The Miami Hurricanes are hoping to reestablish their winning ways, and coach Manny Diaz is starting 2020 by reaching back to a prominent member of their recent past to help them.

Diaz and the school announced Thursday afternoon that former All-American, National Champion and College and NFL Hall of Fame safety, Ed Reed, will be coming aboard as a newly-created “Chief of Staff” position for Hurricanes football:

As the school’s release said, Reed “will be responsible in advisory role of all aspects of the football program including strategic planning, quality control, operations, player evaluation and player Development among other duties.

Diaz said in the statement,

“We are thrilled to welcome Ed back to Coral Gables,” Diaz said. “He is not only one of the most decorated players in Miami football history but also a devoted Cane who cares deeply about this program. All of our players, coaches and staff will be fortunate to tap into his experience, knowledge and passion on a regular basis.”  

This hire comes on the heels of Miami apparently botching the hiring in a similar role of former star RB  from the 80’s Alonzo Highsmith earlier this month.

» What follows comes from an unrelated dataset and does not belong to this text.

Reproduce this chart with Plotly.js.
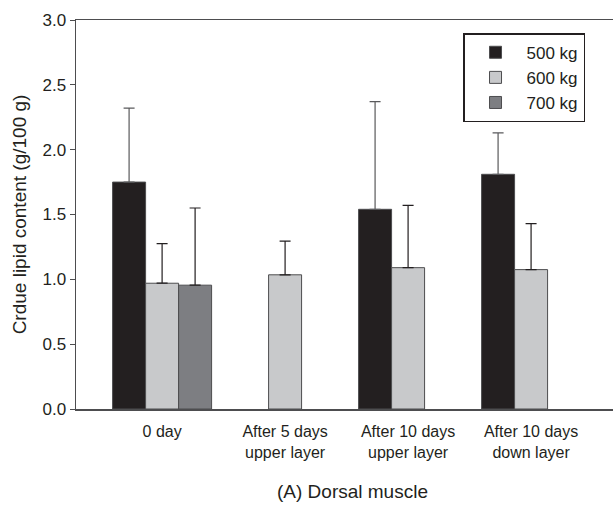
<!DOCTYPE html>
<html>
<head>
<meta charset="utf-8">
<script src="https://cdn.plot.ly/plotly-3.0.1.min.js"></script>
<style>html,body{margin:0;padding:0;background:#fff;}#chart{width:614px;height:511px;}</style>
</head>
<body>
<div id="chart"></div>
<script>
var categories = ["0 day", "After 5 days<br>upper layer", "After 10 days<br>upper layer", "After 10 days<br>down layer"];
var seriesNames = ["500 kg", "600 kg", "700 kg"];
var values500 = [1.75, null, 1.54, 1.81];
var errors500 = [0.57, null, 0.83, 0.32];
var values600 = [0.97, 1.035, 1.09, 1.075];
var errors600 = [0.305, 0.26, 0.48, 0.355];
var values700 = [0.955, null, null, null];
var errors700 = [0.595, null, null, null];
var yTicks = [0, 0.5, 1.0, 1.5, 2.0, 2.5, 3.0];
var yTickLabels = ["0.0", "0.5", "1.0", "1.5", "2.0", "2.5", "3.0"];

var ink = "#231f20";
var font = "Liberation Sans, Arial, Helvetica, sans-serif";

function barTrace(name, vals, errs, color, errColor) {
  return {
    type: "bar",
    name: name,
    x: categories,
    y: vals,
    marker: {color: color, line: {color: "#4d4d4f", width: 1}},
    error_y: {
      type: "data",
      symmetric: false,
      array: errs,
      arrayminus: errs.map(function () { return 0; }),
      color: errColor,
      thickness: 1.2,
      width: 5.5
    }
  };
}

var data = [
  barTrace(seriesNames[0], values500, errors500, ink, "#5a5a5c"),
  barTrace(seriesNames[1], values600, errors600, "#c8c9cb", ink),
  barTrace(seriesNames[2], values700, errors700, "#7d7e82", ink)
];

var layout = {
  width: 614,
  height: 511,
  margin: {l: 76, r: 1, t: 20, b: 102},
  paper_bgcolor: "#fff",
  plot_bgcolor: "#fff",
  font: {family: font, size: 17, color: ink},
  barmode: "group",
  bargap: 0.195,
  bargroupgap: 0,
  showlegend: true,
  legend: {
    x: 0.7207, y: 0.966, xanchor: "left", yanchor: "top",
    bordercolor: ink, borderwidth: 1.5, bgcolor: "#fff",
    font: {family: font, size: 17, color: ink},
    itemwidth: 52,
    tracegroupgap: 0
  },
  xaxis: {
    type: "category",
    range: [-0.7, 3.666],
    showline: true, linecolor: "#4d4d4f", linewidth: 1.5,
    mirror: true,
    ticks: "",
    showgrid: false,
    zeroline: false,
    tickfont: {family: font, size: 16, color: ink},
    ticklabelstandoff: 7
  },
  yaxis: {
    range: [0, 3],
    tickvals: yTicks,
    ticktext: yTickLabels,
    ticks: "outside", ticklen: 5, tickcolor: "#4d4d4f", tickwidth: 1,
    showline: true, linecolor: "#4d4d4f", linewidth: 1.5,
    showgrid: false, zeroline: false,
    tickfont: {family: font, size: 17, color: ink},
    title: {text: "Crdue lipid content (g/100 g)", font: {family: font, size: 19, color: ink}, standoff: 11}
  },
  annotations: [{
    text: "(A) Dorsal muscle",
    xref: "paper", yref: "paper",
    x: 0.514, y: -0.213, xanchor: "center", yanchor: "middle",
    showarrow: false,
    font: {family: font, size: 19, color: ink}
  }]
};

Plotly.newPlot("chart", data, layout, {displayModeBar: false, staticPlot: true});
</script>
</body>
</html>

Highsmith negotiated with Diaz and AD Blake James about looking to come back to Coral Gables after having been in a similar role with the Cleveland Browns in the NFL this past year. Alas, they could not agree. Highsmith has since been fired after the Browns fired GM John Dorsey and shook up their front office.

As for the “Chief of Staff” position, numerous college programs, including Clemson Alabama and Georgia have a similar positions to aid and assist the head coach with the day-to-day administration of program.

You cannot find a more decorated Cane willing to help, as Reed was arguably the best safety in college football in the 2000s. Miami posted a 23 – 1 record over his final two seasons (’00-’01) and he was part of the 2001 BCS Championship team that finished 11-1 and destroyed Nebraska in the Rose Bowl.

Reed with a consensus First-team All-American in 2000 and 2001 and set the Hurricanes record for interceptions with 21 before leaving Coral Gables.

Reed was inducted into the College Football Hall of Fame in 2018 for his accomplishments.

Reed was later a first-round pick of the Baltimore Ravens in 2002, playing at 11 sasons with them before playing his final year with the Texans and the Jets. He is a former NFL Defensive Player of the Year and was an All-Pro six times. Reed was just inducted into the Pro Football Hall of Fame year ago.

Read was not quoted in the release by the Hurricanes on Thursday afternoon.

However, he did participate earlier during Super Bowl week in Miami with former Hurricanes legendary coach Jimmy Johnson in a special program from Fox Sports with other famous Hurricane alumni like Michael Irvin.

The program called “The ReUnion” dealt with Miami trying to regain the winning ways and dominance of the 80s and 90s.

Miami stumbled to a 6-6 finish and then was embarrassed to end Diaz’s first season with a 14-0 shutout loss to Louisiana Tech in the Independence Bowl.